Assemblyman Dave Rible attended the Bradley Beach Borough Council meeting this week to announce that after a near fatal incident where a pedestrian was hit by a car on Main Street the Department of Transportation crews would begin work on Third Avenue.
“After the incident, I reached out to Assemblyman Dave Rible to expedite this (the crosswalks), the best he could,” Mayor Gary Engelstad said.
“You guys have done such a tremendous job with your Main Street that these crosswalks will be beneficial for safety but also for foot traffic and business owners,” Rible said.
“It’s unfortunate that it came to this,” Engelstad said. “But I don’t think we’d be where we are now without your intervention.”
According to Borough Engineer Gerald Freda, everything on Route 71 will happen in stages. Englestad asked if the state would allow pedestrian crossing signs. Freda said that they do, however, they encourage only staging them at each end of Main Street to reduce “sign pollution.”
“Right now they haven’t completed that part of their improvements,” Freda said. “Once they’re done if there’s something we don’t care for we can work with them on it.
Freda said that the contractors began work on the handicap ramps at the beachfront on October 13. However, the design will have to be changed slightly due to the large boulders at the base of the bulkhead.
“Back in the early 1990s they notched the jetties to prevent scalloping of the beaches so the sand would flow evenly,” Freda said. “They took the stone from the operation and stacked the stone in there (the bulkhead), a reasonable approach. Now we’re going to be driving the 30-foot pilings, and we can’t get through the stone”
Freda said that the borough’s goal is to get the Ocean Avenue handicap ramps and curbing improvements done by the end of 2015. The bids came in too high, however, so the borough will be rebidding the project for spring construction.
“We can still stay ahead of the county resurfacing project which isn’t due to start till end of April,” Freda said. “If they have to wait for us, they’ll wait for us.”
The county will be paving from Fletcher Lake in Bradley Beach to Wreck Pond in Spring Lake.
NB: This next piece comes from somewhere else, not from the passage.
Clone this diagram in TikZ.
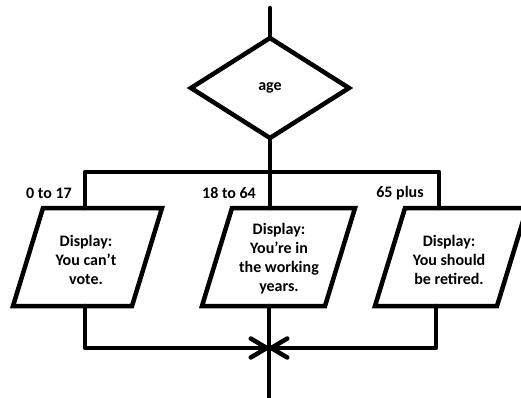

Freda said they might start with Bradley Beach and work south.
“However, the county will only put striping back where it is now,” said Freda who added that the county will not pay for parking lines or numbers. “That’s why we need to get our handicap ramps in because we’ll have the same problem like we have on Main Street.”
Councilman Harold Cotler asked if there was any work on the 48 ramps that could be done in house. Richard Biancchi of public works said “It’s a lot of technical stuff with grades. It’s just too much.”
“The difficulty is that each one has to be set in a certain way to meet the standards,” Freda said, in agreement with Biancchi.
The council also authorized the borough engineer to perform all professional services for the Sanitary Sewer and Stormwater System Rehabilitation Phase I project while authorizing Borough Administrator Joyce Wilkins to act as the Authorized Representative for the Infrastructure Trust Loan for the project. Freda and Wilkins had attended a seminar regarding the refined program.
“Our project is perfect, it falls right into their category,” said Freda of the south end of the borough. The program allows the borough to apply for a low interest loan where a portion of the loan may turn into a grant.
“The only thing they won’t fund is curbing and sidewalk and things like that. But they will fund replacement of the sewers, new sanitary sewers, manholes,” Freda said.
The borough will have to submit design plans in March before being awarded which according to Freda is the “risky part of the program.” Phase I of the potential project would include sewer rehabilitation of all municipal streets from Evergreen, south, excluding Main Street since it was just resurfaced.